Matthews believes funding for rental assistance needs to be paired with regulations on landlord behavior. 

“If you bail people out without also regulating the behavior of landlords, especially big corporate landlords, the money just trickles up the housing food chain and those corporate landlords just continue to raise rent and evict people when they want to flip a property,” Matthews said. “There needs to be a combination of enough monetary aid distributed effectively with regulations on corporate actors who are, honestly, acting in their own self interests.”

Matthews said programs like Rent Assistance for Families in Transition, or RAFT, have been insufficient as well. 

“People who have been waiting since the spring haven’t gotten a penny and probably won’t get a penny,” she said of RAFT. “There are language barriers and technology barriers to accessing that funding. And there’s just not enough funding in that pot in the first place.
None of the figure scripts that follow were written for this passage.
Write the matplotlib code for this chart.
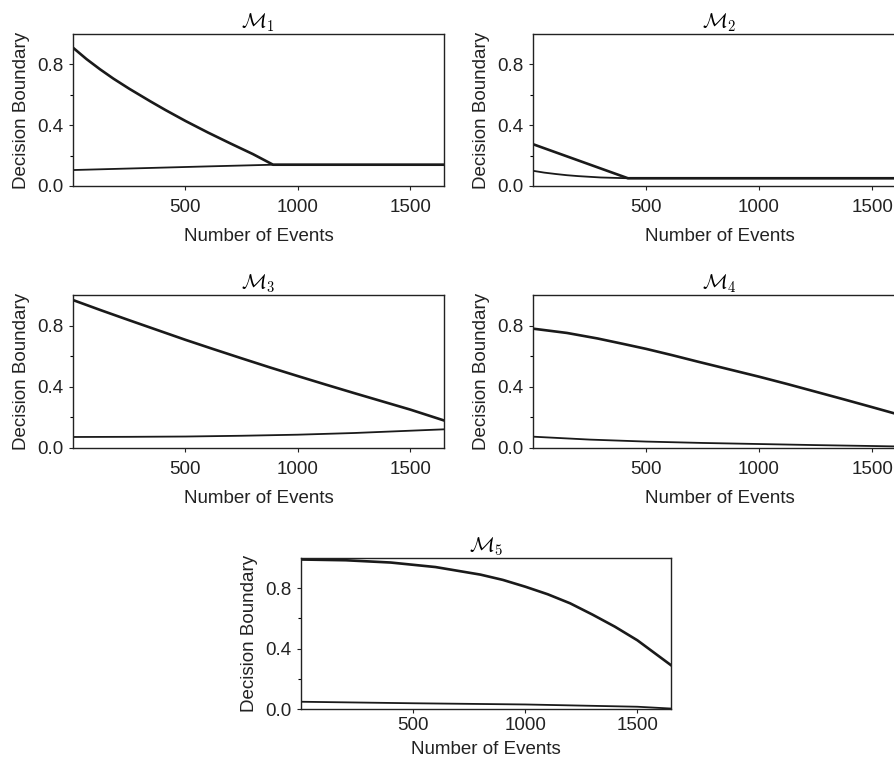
"""
Decision boundary vs. number of events for five models (M1..M5).
Each panel: upper boundary (thick) and lower boundary (thin).
"""

import matplotlib
matplotlib.use('Agg')
import matplotlib.pyplot as plt

# ==================== fonts ====================
plt.rcParams['font.family'] = ['Liberation Sans', 'DejaVu Sans']
plt.rcParams['mathtext.fontset'] = 'cm'

# ==================== data ====================
titles = [r'$\mathcal{M}_1$', r'$\mathcal{M}_2$', r'$\mathcal{M}_3$',
          r'$\mathcal{M}_4$', r'$\mathcal{M}_5$']

# M1
m1_upper_x = [0, 60, 120, 180, 250, 344, 411, 500, 600, 700, 800, 890, 1650]
m1_upper_y = [0.91, 0.835, 0.768, 0.706, 0.64, 0.557, 0.50, 0.428, 0.352, 0.28, 0.21,
              0.14, 0.14]
m1_lower_x = [0, 300, 600, 890, 1650]
m1_lower_y = [0.105, 0.117, 0.129, 0.14, 0.14]

# M2
m2_upper_x = [0, 420, 1650]
m2_upper_y = [0.275, 0.051, 0.051]
m2_lower_x = [0, 50, 100, 150, 200, 300, 420, 1650]
m2_lower_y = [0.10, 0.088, 0.079, 0.071, 0.065, 0.056, 0.051, 0.051]

# M3
m3_upper_x = [0, 125, 250, 375, 500, 625, 750, 875, 1000, 1125, 1250, 1375, 1500, 1650]
m3_upper_y = [0.967, 0.90, 0.835, 0.771, 0.707, 0.646, 0.586, 0.527, 0.47, 0.414, 0.359,
              0.305, 0.251, 0.18]
m3_lower_x = [0, 250, 500, 750, 1000, 1250, 1500, 1650]
m3_lower_y = [0.072, 0.073, 0.075, 0.08, 0.087, 0.098, 0.113, 0.122]

# M4
m4_upper_x = [0, 150, 285, 400, 500, 615, 730, 865, 1000, 1125, 1250, 1375, 1500, 1650]
m4_upper_y = [0.78, 0.752, 0.716, 0.68, 0.648, 0.607, 0.564, 0.515, 0.466, 0.418, 0.368,
              0.318, 0.267, 0.205]
m4_lower_x = [0, 250, 500, 750, 1000, 1250, 1500, 1650]
m4_lower_y = [0.074, 0.055, 0.042, 0.033, 0.026, 0.019, 0.013, 0.009]

# M5
m5_upper_x = [0, 200, 400, 600, 800, 900, 1000, 1100, 1200, 1300, 1400, 1500, 1600, 1650]
m5_upper_y = [0.99, 0.985, 0.97, 0.94, 0.89, 0.855, 0.81, 0.76, 0.70, 0.625, 0.545,
              0.455, 0.345, 0.29]
m5_lower_x = [0, 500, 1000, 1500, 1650]
m5_lower_y = [0.048, 0.038, 0.03, 0.015, 0.003]

uppers = [(m1_upper_x, m1_upper_y), (m2_upper_x, m2_upper_y), (m3_upper_x, m3_upper_y),
          (m4_upper_x, m4_upper_y), (m5_upper_x, m5_upper_y)]
lowers = [(m1_lower_x, m1_lower_y), (m2_lower_x, m2_lower_y), (m3_lower_x, m3_lower_y),
          (m4_lower_x, m4_lower_y), (m5_lower_x, m5_lower_y)]

# ==================== layout (pixel boxes: left, top, right, bottom) ====================
W, H = 894, 766
boxes = [
    (73, 34, 444, 186),
    (533, 34, 906, 186),   # right-hand panels run past the page edge
    (73, 295, 444, 448),
    (533, 295, 906, 448),
    (301, 558, 671, 709),
]
# the bottom panel sits tighter to its labels
tick_pads = [6, 6, 6, 6, 3]
label_pads = [9, 9, 9, 9, 5]

fig = plt.figure(figsize=(W / 100, H / 100), dpi=100)
line_color = '#1a1a1a'
text_color = '#222222'

for i in range(5):
    l, t, r, b = boxes[i]
    ax = fig.add_axes([l / W, 1 - b / H, (r - l) / W, (b - t) / H])

    ux, uy = uppers[i]
    lx, ly = lowers[i]
    ax.plot(ux, uy, color=line_color, lw=1.9, solid_joinstyle='round')
    ax.plot(lx, ly, color=line_color, lw=1.3, solid_joinstyle='round')

    ax.set_xlim(0, 1650)
    ax.set_ylim(0, 1.0)
    ax.set_xticks([500, 1000, 1500])
    ax.set_yticks([0.0, 0.4, 0.8])
    ax.set_yticks([0.2, 0.6], minor=True)
    ax.yaxis.set_major_formatter(plt.FormatStrFormatter('%.1f'))
    ax.tick_params(direction='out', length=3, width=0.8, colors=text_color,
                   labelsize=13.5)
    ax.tick_params(axis='x', pad=tick_pads[i])
    ax.tick_params(axis='y', pad=4)
    ax.tick_params(which='minor', direction='out', length=2, width=0.8)
    for s in ax.spines.values():
        s.set_linewidth(1.0)
        s.set_color(text_color)

    ax.set_title(titles[i], fontsize=15, pad=4)
    ax.set_xlabel('Number of Events', fontsize=13.5, labelpad=label_pads[i],
                  color=text_color)
    ax.set_ylabel('Decision Boundary', fontsize=13.5, labelpad=5, color=text_color)

plt.savefig('out.png', dpi=100)
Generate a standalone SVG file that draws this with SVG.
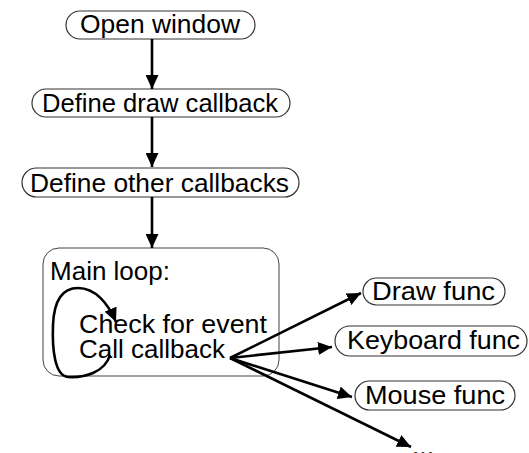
<svg xmlns="http://www.w3.org/2000/svg" width="529" height="453" viewBox="0 0 529 453">
<style>
.pill{fill:#fff;stroke:#333;stroke-width:1.2}
.box{fill:#fff;stroke:#444;stroke-width:1}
text{font-family:"Liberation Sans",Arial,sans-serif;font-size:26px;fill:#000}
.c{fill:none;stroke:#000;stroke-width:2.6}
</style>
<defs>
<marker id="ah" markerUnits="userSpaceOnUse" markerWidth="15" markerHeight="13" refX="14" refY="6.5" orient="auto">
<path d="M0,0 L14,6.5 L0,13 z" fill="#000"/>
</marker>
</defs>
<rect width="529" height="453" fill="#fff"/>
<g id="main-loop">
<rect class="box" x="43" y="248" width="236" height="128" rx="16"/>
<text x="50" y="280" textLength="120" lengthAdjust="spacingAndGlyphs">Main loop:</text>
<text x="79" y="333" textLength="188" lengthAdjust="spacingAndGlyphs">Check for event</text>
<text x="79" y="358" textLength="146" lengthAdjust="spacingAndGlyphs">Call callback</text>
</g>
<g id="open-window">
<rect class="pill" x="66" y="11" width="189" height="28" rx="14"/>
<text x="80" y="33" textLength="160" lengthAdjust="spacingAndGlyphs">Open window</text>
</g>
<g id="define-draw">
<rect class="pill" x="32" y="89" width="258" height="28" rx="14"/>
<text x="42" y="112" textLength="236" lengthAdjust="spacingAndGlyphs">Define draw callback</text>
</g>
<g id="define-other">
<rect class="pill" x="22" y="168" width="277" height="29" rx="14.5"/>
<text x="30" y="192" textLength="259" lengthAdjust="spacingAndGlyphs">Define other callbacks</text>
</g>
<g id="draw-func">
<rect class="pill" x="363" y="278" width="142" height="27" rx="13.5"/>
<text x="372" y="300" textLength="123" lengthAdjust="spacingAndGlyphs">Draw func</text>
</g>
<g id="keyboard-func">
<rect class="pill" x="335" y="326" width="192" height="30" rx="15"/>
<text x="347" y="349" textLength="173" lengthAdjust="spacingAndGlyphs">Keyboard func</text>
</g>
<g id="mouse-func">
<rect class="pill" x="355" y="381" width="160" height="29" rx="14.5"/>
<text x="365" y="404" textLength="140" lengthAdjust="spacingAndGlyphs">Mouse func</text>
</g>
<g id="more">
<text x="412" y="455" textLength="22" lengthAdjust="spacingAndGlyphs">...</text>
</g>
<g id="connectors">
<line class="c" x1="152" y1="39" x2="152" y2="89" marker-end="url(#ah)"/>
<line class="c" x1="152" y1="117" x2="152" y2="167" marker-end="url(#ah)"/>
<line class="c" x1="152" y1="197" x2="152" y2="248" marker-end="url(#ah)"/>
<path class="c" d="M110 355 C105 372,85 378,68 377 C55 376,52 350,53 325 C54 300,62 288,78 288 C95 288,108 303,116 322" marker-end="url(#ah)"/>
<line class="c" x1="230" y1="358" x2="361" y2="293" marker-end="url(#ah)"/>
<line class="c" x1="230" y1="358" x2="332" y2="347" marker-end="url(#ah)"/>
<line class="c" x1="230" y1="358" x2="352" y2="397" marker-end="url(#ah)"/>
<line class="c" x1="230" y1="358" x2="411" y2="447" marker-end="url(#ah)"/>
</g>
</svg>
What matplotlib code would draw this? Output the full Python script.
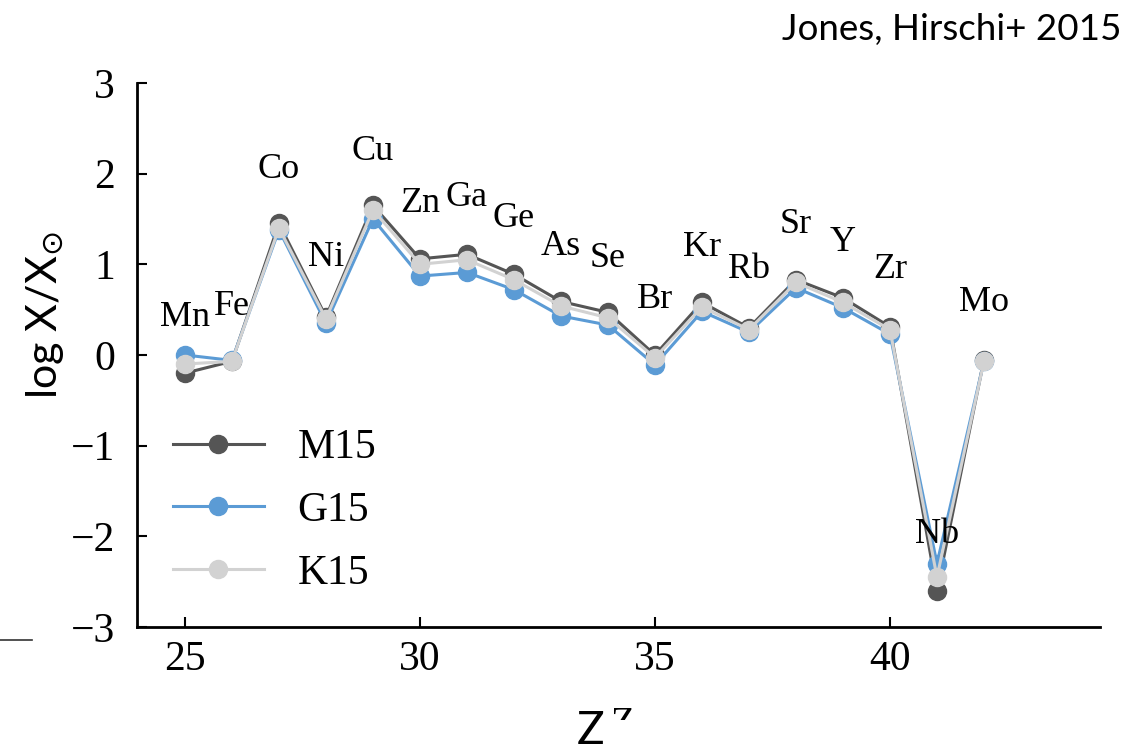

It’s not a silver bullet.”

Schloming rents to middle-class individuals and families, and while he hasn’t struggled to collect rent during the pandemic, he has a few vacant properties and expects that he will have to lower the rent of many of his listings next year. Schloming believes that federal and local eviction moratoriums are unsustainable for small landlords. 

Housing advocates and community members are already taking to the streets to protest the expiration of the moratorium and to demand more support from the Massachusetts government. The federal moratorium, set by the CDC, is in place until the end of 2020, but does not offer the same protections proposed by the COVID-19 Housing Stability Act and leaves many low income homeowners and renters at risk of displacement.